Tuesday, March 19, 2013

Keeping your Southern roots in a place where the people don’t know britches from blue jeans!


 I have to admit that when I first moved out to Los Angeles it was a culture shock. The women and ways of this crazy world can be intimidating. I just remember thinking I look nothing like these girls out here, with my lack of Oompa Loompa orange spray on tan, bleach blonde hair, and size 0 pants, I wasn’t sure how I was going to fare.
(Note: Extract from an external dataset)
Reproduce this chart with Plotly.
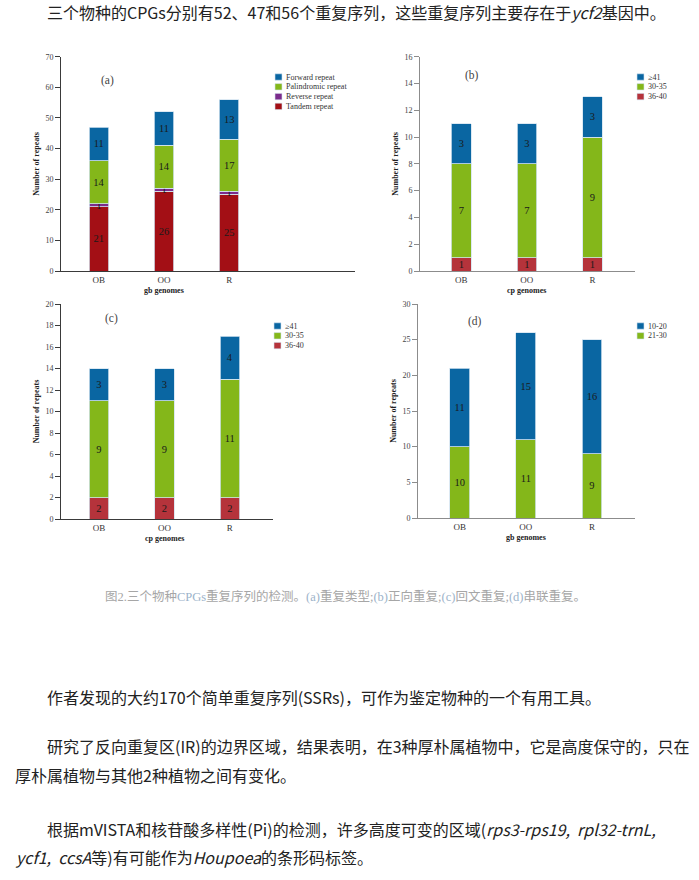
"""
Repeat-sequence detection in the CPGs of three species, stacked bars (a)-(d)
with the surrounding article text.
"""

import plotly.graph_objects as go
from plotly.subplots import make_subplots

W, H = 699, 880

genomes = ["OB", "OO", "R"]

# (a) repeat types
tandem = [21, 26, 25]
reverse = [1, 1, 1]
palindromic = [14, 14, 17]
forward = [11, 11, 13]

# (b) forward repeats by length
b_36_40 = [1, 1, 1]
b_30_35 = [7, 7, 9]
b_ge41 = [3, 3, 3]

# (c) palindromic repeats by length
c_36_40 = [2, 2, 2]
c_30_35 = [9, 9, 11]
c_ge41 = [3, 3, 4]

# (d) tandem repeats by length
d_21_30 = [10, 11, 9]
d_10_20 = [11, 15, 16]

BLUE = "#0a66a2"
GREEN = "#84b71a"
PURPLE = "#7b2b8c"
DARK_RED = "#a30f15"
RED = "#b5333b"

SERIF = "Liberation Serif, Times New Roman, serif"
CJK = "Noto Sans CJK SC, sans-serif"


def px(x):
    return x / W


def py(y):
    return 1 - y / H


panels = [
    dict(row=1, col=1, label="(a)", xtitle="gb genomes", ymax=70, dtick=10,
         xrange=[-0.58, 3.93], dom_x=(61, 355), dom_y=(56.7, 271), axis="#3a3a3a",
         label_pos=(0.13, 0.93), legend=(275, 77),
         series=[("Tandem repeat", tandem, DARK_RED),
                 ("Reverse repeat", reverse, PURPLE),
                 ("Palindromic repeat", palindromic, GREEN),
                 ("Forward repeat", forward, BLUE)]),
    dict(row=1, col=2, label="(b)", xtitle="cp genomes", ymax=16, dtick=2,
         xrange=[-0.63, 2.65], dom_x=(420, 635), dom_y=(56.7, 271), axis="#8c8c8c",
         label_pos=(0.2, 0.95), legend=(637, 77),
         series=[("36-40", b_36_40, RED),
                 ("30-35", b_30_35, GREEN),
                 ("≥41", b_ge41, BLUE)]),
    dict(row=2, col=1, label="(c)", xtitle="cp genomes", ymax=20, dtick=2,
         xrange=[-0.58, 2.66], dom_x=(61, 273), dom_y=(304, 519), axis="#3a3a3a",
         label_pos=(0.2, 0.97), legend=(274, 326),
         series=[("36-40", c_36_40, RED),
                 ("30-35", c_30_35, GREEN),
                 ("≥41", c_ge41, BLUE)]),
    dict(row=2, col=2, label="(d)", xtitle="gb genomes", ymax=30, dtick=5,
         xrange=[-0.63, 2.65], dom_x=(418, 635), dom_y=(304, 518), axis="#8c8c8c",
         label_pos=(0.22, 0.96), legend=(637, 326),
         series=[("21-30", d_21_30, GREEN),
                 ("10-20", d_10_20, BLUE)]),
]

fig = make_subplots(rows=2, cols=2)

for k, p in enumerate(panels):
    for name, values, color in p["series"]:
        fig.add_trace(
            go.Bar(
                x=genomes,
                y=values,
                name=name,
                width=0.3,
                marker=dict(color=color, line=dict(color="#d3e3f0", width=0.8)),
                text=values,
                textposition="inside",
                insidetextanchor="middle",
                textangle=0,
                textfont=dict(family=SERIF, size=10.5, color="#1a1a1a"),
                showlegend=False,
                hoverinfo="skip",
            ),
            row=p["row"],
            col=p["col"],
        )

    suffix = "" if k == 0 else str(k + 1)
    fig.update_layout(
        {
            "xaxis" + suffix: dict(
                domain=[px(p["dom_x"][0]), px(p["dom_x"][1])],
                range=p["xrange"],
                showline=True,
                linecolor=p["axis"],
                linewidth=1,
                ticks="",
                showgrid=False,
                tickfont=dict(family=SERIF, size=9, color="#333"),
                automargin=False,
            ),
            "yaxis" + suffix: dict(
                domain=[py(p["dom_y"][1]), py(p["dom_y"][0])],
                range=[0, p["ymax"]],
                dtick=p["dtick"],
                showline=True,
                linecolor=p["axis"],
                linewidth=1,
                ticks="outside",
                ticklen=5,
                tickcolor=p["axis"],
                showgrid=False,
                zeroline=False,
                tickfont=dict(family=SERIF, size=8, color="#444"),
                title=dict(text="Number of repeats", standoff=4,
                           font=dict(family=SERIF, size=8, color="#222", weight="bold")),
                automargin=False,
            ),
        }
    )

    xref = "x" + suffix
    yref = "y" + suffix
    # x-axis title sits under the middle bar
    fig.add_annotation(
        text="<b>" + p["xtitle"] + "</b>",
        x="OO", xref=xref, y=-0.09, yref=yref + " domain",
        showarrow=False, yanchor="middle",
        font=dict(family=SERIF, size=8, color="#222"),
    )
    fig.add_annotation(
        text=p["label"],
        x=p["label_pos"][0], xref=xref + " domain",
        y=p["label_pos"][1], yref=yref + " domain",
        showarrow=False,
        font=dict(family=SERIF, size=11.5, color="#444"),
    )

    # legend, top entry = top of the stack
    lx, ly = p["legend"]
    for i, (name, values, color) in enumerate(reversed(p["series"])):
        cy = ly + i * 9.8
        fig.add_shape(
            type="rect", xref="paper", yref="paper",
            x0=px(lx), x1=px(lx + 7), y0=py(cy + 3.2), y1=py(cy - 3.2),
            fillcolor=color, line=dict(color="#d3e3f0", width=0.6),
        )
        fig.add_annotation(
            text=name, x=px(lx + 8.5), y=py(cy), xref="paper", yref="paper",
            xanchor="left", yanchor="middle", showarrow=False,
            font=dict(family=SERIF, size=8, color="#333"),
        )

# article text around the figure
TEXT_FONT = dict(family=CJK, size=16, color="#222")
lines = [
    (45, 12, "三个物种的CPGs分别有52、47和56个重复序列，这些重复序列主要存在于<i>ycf2</i>基因中。"),
    (45, 697, "作者发现的大约170个简单重复序列(SSRs)，可作为鉴定物种的一个有用工具。"),
    (45, 746, "研究了反向重复区(IR)的边界区域，结果表明，在3种厚朴属植物中，它是高度保守的，只在"),
    (13, 775, "厚朴属植物与其他2种植物之间有变化。"),
    (45, 829, "根据mVISTA和核苷酸多样性(Pi)的检测，许多高度可变的区域(<i>rps3-rps19,  rpl32-trnL,</i>"),
    (13, 857, "<i>ycf1,  ccsA</i>等)有可能作为<i>Houpoea</i>的条形码标签。"),
]
for x, y, txt in lines:
    fig.add_annotation(
        text=txt, x=px(x), y=py(y), xref="paper", yref="paper",
        xanchor="left", yanchor="middle", showarrow=False, font=TEXT_FONT,
    )

hl = '<span style="color:#9cb3ca">{}</span>'
caption = (
    "图2.三个物种" + hl.format("CPGs") + "重复序列的检测。"
    + hl.format("(a)") + "重复类型;" + hl.format("(b)") + "正向重复;"
    + hl.format("(c)") + "回文重复;" + hl.format("(d)") + "串联重复。"
)
fig.add_annotation(
    text=caption, x=px(345), y=py(596), xref="paper", yref="paper",
    xanchor="center", yanchor="middle", showarrow=False,
    font=dict(family=SERIF + ", " + CJK, size=12.5, color="#a6a6a6"),
)

fig.update_layout(
    width=W,
    height=H,
    margin=dict(l=0, r=0, t=0, b=0),
    barmode="stack",
    bargap=0.7,
    paper_bgcolor="white",
    plot_bgcolor="white",
    uniformtext=dict(mode="show", minsize=10.5),
    showlegend=False,
)

# drop the browser's default 8px body margin so the figure fills the window
fig.write_html(
    "out.html",
    config={"displayModeBar": False},
    post_script="document.body.style.margin = '0';",
)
But as I watched the perfectly groomed plastic ladies walk by with their non-fat, no sugar, decaf latte, I realized, hey you don’t want to be like these women.  

 Number one, orange is not my best color, and walking around down South lookin’ like that will just get people asking what disease you’re afflicted with. Number two, with my pale skin and perfectly freckled face bleach blonde hair would just wash me out, and every Southern woman worth her salt knows you never wear a color that washes you out. Neither of these ideas were a particularly comforting thought, so I soon became quite comfortable with my Southernisms, red hair, blue eyes and, happy to say, size 6 body around these women. I chose to view them as what they really were, which was in the words of my late grandmother, Colleen Hollingsworth, “just tacky”. 

 This conclusion was also helped along by the realization that I could probably kick most of these women’s asses if it came to it. Not that I would ever resort to physical violence in a public place; a Southern lady would never do such a thing. No, we prefer to do our fighting with more class.  We will politely hold our tongues and our urge to smack that bitch until we can get them alone in the privacy of our back yards.  I’m kidding, we don’t do that…usually. Most of the time we are happy to settle for a back-handed compliment and an ever so sweet, “Bless her heart.” “She probably can’t help acting that way.” “You know who her family is right?”

Now if any Yankees are reading this, I know that sounds harsh, but we are well aware that she is probably saying the same thing to her circle of friends, and if we can accept it then you shouldn’t be getting your panties in a wad!